Handling balls in the 5.5 hole is what
separates the men from the boys.
With a runner on first base in a possible double-play situation, the shortstop will play at “double-play depth” which, generally speaking (there are some exceptions), means playing “two in and two over.” This means that the shortstop takes two steps in towards the plate and then two steps over towards second base. The number of steps can vary depending on the fielder and the situation but the principle of the give-and-take is the same: give up a hit in the hole to allow the fielder to get to the bag on time for a double-play. “Reverse double-play depth” has the shortstop play two steps in towards the plate and then two steps over towards third base. This allows the shortstop to not only get to more balls in the 5.5 hole but also allows him to cut them off quicker in order to be able to throw the ball to first base sooner. Of course, this obviously leaves the middle of the field more open for ground balls to get through. However, balls hit to the shortstop’s left are a bit easier because they are glove-side, their momentum is heading more towards first base, and the throw is generally going to be a little shorter.

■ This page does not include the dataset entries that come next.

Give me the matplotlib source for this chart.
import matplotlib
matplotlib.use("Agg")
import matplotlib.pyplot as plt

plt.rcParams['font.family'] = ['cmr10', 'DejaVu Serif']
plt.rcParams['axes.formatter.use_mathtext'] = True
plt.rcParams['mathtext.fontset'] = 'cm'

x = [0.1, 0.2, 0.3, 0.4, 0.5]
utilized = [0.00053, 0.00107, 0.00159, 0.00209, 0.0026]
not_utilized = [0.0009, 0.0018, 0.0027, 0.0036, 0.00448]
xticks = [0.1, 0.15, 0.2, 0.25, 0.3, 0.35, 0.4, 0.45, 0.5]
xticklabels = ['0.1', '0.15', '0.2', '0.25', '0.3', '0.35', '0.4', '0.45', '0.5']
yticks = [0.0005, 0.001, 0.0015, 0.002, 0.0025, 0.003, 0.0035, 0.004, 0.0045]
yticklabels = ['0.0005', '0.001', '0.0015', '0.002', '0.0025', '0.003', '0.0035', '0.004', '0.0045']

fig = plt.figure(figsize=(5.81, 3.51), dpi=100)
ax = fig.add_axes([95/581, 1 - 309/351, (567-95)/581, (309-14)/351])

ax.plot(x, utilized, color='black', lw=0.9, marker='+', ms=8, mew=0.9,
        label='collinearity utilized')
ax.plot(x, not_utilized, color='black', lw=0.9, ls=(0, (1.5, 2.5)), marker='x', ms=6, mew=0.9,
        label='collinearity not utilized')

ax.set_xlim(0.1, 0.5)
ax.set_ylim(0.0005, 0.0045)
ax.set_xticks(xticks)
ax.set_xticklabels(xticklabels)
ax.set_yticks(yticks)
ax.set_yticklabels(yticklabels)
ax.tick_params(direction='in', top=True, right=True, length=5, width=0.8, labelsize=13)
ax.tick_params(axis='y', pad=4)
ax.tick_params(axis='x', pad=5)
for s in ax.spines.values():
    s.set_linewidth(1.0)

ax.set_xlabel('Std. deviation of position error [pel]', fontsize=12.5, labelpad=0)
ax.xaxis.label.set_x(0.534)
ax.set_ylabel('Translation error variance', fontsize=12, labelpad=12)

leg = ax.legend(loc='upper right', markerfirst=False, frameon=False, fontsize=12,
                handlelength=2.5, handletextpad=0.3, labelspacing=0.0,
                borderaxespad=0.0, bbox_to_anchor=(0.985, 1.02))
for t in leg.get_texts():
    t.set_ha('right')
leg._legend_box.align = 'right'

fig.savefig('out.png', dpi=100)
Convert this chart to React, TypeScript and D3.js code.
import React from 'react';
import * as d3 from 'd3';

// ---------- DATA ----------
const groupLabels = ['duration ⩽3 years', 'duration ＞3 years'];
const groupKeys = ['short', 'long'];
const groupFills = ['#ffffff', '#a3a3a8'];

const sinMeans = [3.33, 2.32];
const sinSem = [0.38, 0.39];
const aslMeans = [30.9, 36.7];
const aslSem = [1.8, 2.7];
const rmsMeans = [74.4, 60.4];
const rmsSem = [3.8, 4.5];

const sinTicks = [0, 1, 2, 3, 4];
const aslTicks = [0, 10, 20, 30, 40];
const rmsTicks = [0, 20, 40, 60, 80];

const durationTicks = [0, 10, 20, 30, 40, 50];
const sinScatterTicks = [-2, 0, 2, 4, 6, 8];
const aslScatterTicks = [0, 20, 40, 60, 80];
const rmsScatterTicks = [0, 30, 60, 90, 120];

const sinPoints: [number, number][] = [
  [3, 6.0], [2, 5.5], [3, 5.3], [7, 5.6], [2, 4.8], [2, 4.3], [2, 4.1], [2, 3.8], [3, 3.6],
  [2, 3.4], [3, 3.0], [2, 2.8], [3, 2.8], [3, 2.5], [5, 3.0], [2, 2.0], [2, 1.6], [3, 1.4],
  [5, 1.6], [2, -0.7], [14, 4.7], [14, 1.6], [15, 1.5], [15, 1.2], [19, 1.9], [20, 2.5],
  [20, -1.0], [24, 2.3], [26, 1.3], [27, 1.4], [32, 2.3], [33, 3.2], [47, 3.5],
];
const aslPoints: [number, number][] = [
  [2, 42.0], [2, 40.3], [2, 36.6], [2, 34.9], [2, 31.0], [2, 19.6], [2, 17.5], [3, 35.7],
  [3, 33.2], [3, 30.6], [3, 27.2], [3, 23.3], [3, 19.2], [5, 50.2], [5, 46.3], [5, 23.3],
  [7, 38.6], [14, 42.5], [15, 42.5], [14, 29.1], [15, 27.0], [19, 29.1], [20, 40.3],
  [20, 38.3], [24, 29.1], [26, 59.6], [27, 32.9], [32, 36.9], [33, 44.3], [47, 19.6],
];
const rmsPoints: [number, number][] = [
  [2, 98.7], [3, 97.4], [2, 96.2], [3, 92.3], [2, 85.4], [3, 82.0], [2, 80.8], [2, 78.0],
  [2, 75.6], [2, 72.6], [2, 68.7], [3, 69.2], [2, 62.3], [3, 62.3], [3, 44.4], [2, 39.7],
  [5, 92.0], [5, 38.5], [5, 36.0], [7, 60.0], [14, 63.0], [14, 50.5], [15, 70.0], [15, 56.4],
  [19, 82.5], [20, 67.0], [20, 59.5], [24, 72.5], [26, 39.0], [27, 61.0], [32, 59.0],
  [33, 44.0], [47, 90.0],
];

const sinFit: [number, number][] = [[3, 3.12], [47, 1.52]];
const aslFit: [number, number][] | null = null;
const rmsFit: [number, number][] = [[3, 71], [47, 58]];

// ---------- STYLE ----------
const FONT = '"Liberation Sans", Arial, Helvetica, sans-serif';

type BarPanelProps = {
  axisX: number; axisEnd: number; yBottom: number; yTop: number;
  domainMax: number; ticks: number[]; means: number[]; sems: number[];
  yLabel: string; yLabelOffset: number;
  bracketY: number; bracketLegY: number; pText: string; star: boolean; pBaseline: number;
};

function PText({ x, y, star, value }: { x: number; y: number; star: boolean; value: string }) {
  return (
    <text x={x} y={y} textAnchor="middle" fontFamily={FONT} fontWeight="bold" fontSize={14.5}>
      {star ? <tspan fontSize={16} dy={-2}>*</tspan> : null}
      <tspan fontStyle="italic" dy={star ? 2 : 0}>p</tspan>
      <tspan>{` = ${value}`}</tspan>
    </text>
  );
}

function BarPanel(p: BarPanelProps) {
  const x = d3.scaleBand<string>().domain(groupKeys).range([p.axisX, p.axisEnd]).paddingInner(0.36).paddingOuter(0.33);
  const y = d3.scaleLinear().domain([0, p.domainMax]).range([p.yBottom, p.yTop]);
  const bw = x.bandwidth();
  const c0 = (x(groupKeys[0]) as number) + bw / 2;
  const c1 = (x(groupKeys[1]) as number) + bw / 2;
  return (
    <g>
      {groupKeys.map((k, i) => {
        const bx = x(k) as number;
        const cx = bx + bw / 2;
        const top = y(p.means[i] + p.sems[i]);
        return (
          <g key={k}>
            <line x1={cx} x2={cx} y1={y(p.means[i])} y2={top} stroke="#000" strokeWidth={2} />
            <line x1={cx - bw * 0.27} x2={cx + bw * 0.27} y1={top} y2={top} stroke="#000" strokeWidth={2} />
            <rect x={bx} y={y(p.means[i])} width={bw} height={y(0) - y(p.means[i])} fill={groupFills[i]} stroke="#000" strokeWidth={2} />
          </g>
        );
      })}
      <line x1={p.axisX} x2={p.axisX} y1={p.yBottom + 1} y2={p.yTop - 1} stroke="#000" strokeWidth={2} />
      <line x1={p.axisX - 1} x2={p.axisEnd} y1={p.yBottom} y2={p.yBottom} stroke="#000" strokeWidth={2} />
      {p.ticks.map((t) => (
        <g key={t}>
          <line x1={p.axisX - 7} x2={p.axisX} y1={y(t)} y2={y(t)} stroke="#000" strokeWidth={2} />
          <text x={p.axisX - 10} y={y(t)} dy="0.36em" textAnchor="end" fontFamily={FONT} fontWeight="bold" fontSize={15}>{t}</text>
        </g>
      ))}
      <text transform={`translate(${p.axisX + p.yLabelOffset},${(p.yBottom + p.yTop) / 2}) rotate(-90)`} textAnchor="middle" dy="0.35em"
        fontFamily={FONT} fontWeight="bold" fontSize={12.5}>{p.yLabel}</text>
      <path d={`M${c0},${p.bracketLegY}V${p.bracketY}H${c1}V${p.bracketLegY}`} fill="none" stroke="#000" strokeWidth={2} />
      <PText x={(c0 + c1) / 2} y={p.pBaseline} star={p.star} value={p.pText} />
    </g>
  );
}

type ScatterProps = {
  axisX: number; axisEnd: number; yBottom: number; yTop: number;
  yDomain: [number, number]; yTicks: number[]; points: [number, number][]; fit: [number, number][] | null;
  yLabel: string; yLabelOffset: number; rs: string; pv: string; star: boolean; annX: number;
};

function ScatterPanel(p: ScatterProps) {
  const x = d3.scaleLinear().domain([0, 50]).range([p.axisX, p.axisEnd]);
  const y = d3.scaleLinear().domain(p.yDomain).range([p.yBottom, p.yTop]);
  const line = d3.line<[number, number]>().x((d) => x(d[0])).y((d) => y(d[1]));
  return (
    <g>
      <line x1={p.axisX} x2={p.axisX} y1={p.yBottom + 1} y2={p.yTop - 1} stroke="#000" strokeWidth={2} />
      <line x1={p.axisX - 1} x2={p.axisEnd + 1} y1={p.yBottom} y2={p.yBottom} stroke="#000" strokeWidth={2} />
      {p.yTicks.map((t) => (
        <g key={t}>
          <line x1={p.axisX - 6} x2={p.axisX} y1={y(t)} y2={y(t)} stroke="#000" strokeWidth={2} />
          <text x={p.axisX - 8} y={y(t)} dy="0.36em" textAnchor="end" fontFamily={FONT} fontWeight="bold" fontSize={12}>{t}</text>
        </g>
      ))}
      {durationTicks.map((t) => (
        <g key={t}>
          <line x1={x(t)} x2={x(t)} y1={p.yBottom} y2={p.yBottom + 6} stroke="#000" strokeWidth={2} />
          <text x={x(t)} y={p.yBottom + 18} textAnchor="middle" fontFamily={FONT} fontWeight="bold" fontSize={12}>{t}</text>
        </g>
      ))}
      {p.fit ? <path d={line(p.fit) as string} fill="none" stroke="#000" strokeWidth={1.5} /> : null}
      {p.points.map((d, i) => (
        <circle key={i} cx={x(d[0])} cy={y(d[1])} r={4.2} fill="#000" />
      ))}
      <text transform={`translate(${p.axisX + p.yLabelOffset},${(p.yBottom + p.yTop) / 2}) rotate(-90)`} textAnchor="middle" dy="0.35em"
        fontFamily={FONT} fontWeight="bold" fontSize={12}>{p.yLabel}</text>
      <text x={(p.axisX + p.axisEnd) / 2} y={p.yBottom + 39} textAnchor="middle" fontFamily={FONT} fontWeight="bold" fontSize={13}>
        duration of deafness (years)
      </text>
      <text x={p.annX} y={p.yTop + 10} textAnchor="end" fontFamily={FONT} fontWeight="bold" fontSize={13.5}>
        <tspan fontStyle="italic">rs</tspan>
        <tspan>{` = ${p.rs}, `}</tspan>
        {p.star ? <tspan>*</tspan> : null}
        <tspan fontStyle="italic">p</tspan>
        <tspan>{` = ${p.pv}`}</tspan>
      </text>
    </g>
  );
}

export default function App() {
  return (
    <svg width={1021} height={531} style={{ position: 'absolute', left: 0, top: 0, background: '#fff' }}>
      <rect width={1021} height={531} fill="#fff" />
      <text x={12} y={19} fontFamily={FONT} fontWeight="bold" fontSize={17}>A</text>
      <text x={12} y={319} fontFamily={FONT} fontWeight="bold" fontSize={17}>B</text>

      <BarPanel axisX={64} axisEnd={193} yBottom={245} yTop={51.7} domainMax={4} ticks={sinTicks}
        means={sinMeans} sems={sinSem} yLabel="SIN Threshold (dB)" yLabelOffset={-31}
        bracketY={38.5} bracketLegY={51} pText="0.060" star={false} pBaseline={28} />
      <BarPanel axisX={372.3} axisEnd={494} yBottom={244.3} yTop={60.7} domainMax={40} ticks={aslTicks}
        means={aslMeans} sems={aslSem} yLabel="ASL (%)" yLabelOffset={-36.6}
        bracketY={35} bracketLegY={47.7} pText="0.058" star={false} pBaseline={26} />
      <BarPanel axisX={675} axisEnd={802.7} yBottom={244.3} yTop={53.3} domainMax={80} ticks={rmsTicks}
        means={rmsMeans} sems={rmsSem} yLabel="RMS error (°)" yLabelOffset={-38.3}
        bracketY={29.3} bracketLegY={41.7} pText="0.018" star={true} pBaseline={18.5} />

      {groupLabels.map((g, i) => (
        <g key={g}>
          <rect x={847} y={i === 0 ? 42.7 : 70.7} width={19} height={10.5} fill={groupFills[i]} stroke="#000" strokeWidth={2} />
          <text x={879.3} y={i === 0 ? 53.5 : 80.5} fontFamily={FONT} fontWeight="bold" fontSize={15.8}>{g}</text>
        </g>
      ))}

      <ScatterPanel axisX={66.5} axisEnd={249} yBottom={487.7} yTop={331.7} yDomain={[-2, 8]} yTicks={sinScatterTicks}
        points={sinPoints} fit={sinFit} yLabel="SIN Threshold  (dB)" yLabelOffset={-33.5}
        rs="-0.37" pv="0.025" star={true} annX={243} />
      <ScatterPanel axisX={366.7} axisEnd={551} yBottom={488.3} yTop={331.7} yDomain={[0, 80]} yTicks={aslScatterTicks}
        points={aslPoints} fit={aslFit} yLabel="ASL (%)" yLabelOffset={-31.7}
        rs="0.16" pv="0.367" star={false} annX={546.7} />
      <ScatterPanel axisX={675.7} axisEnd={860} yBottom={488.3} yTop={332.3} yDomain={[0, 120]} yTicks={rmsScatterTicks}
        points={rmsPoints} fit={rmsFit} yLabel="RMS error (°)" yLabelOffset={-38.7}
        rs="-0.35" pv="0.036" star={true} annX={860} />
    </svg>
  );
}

This positioning by the shortstop is certainly not used for every hitter. As a former shortstop, I mostly used it on a left handed slap hitter who commonly tries to hit the 5.5 hole and beat out the throw to first. Another time it may be used is when the shortstop lacks some arm strength and wants to make sure more balls are hit to his glove side.
Properly handling the 5.5 hole is another "separator." Separators are those plays in baseball that are routinely made at the major league level but not so much at the lower levels. The play separates the men from the boys.